Just around two thirds of all Formula 1 World Champions were or are European drivers.
United Kingdom still leads the way with 14 world titles (obtained by 10 different drivers), but Germany is closing the gap due to the best ever mark of Michael Schumacher (7 world titles) and the 4 recent ones of Vettel’s.
Other 5 European countries (Austria, Finland and France all with 4, Italy -3, Spain -2 (both Alonso’s) ) complete the remaining 17 of 41 European drivers’ titles in Formula 1. The first champion was Giuseppe Farina of Italy in 1950.
The Americas have collected a total of 16 world titles, 8 of them belonging to brazilian drivers (Emerson Fittipaldi 2 and Nelson Piquet and Ayrton Senna both with 3). Other 5 came from the very early beginnings of F1 with Argentinian Juan Manuel Fangio grabbing five world titles in the 1950s, the last in 1957 at the age of 46 made and makes him, in contrast to Vettel that was the youngest, the oldest driver to become world champion. The remaining 3 belong to USA (2) and Canadian drivers.

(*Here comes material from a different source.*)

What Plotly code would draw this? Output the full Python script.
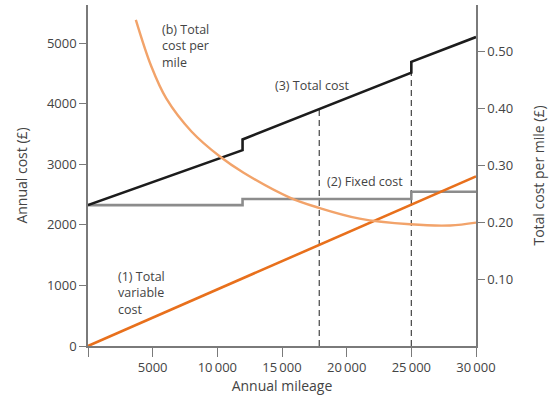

But two other continents also have their names in the hall of fame of F1. Oceania, mainly due to Australian Sir Jack Brabham 3 titles collects 5 world titles and Africa 1 by the skilled driving hands of South African Jody Sheckter (1979, with a Ferrari).
In what respects Constructors and Engines Ferrari still leads the way with 15 world titles in both, respectively tree and two more than Mclaren (12) and Ford (13).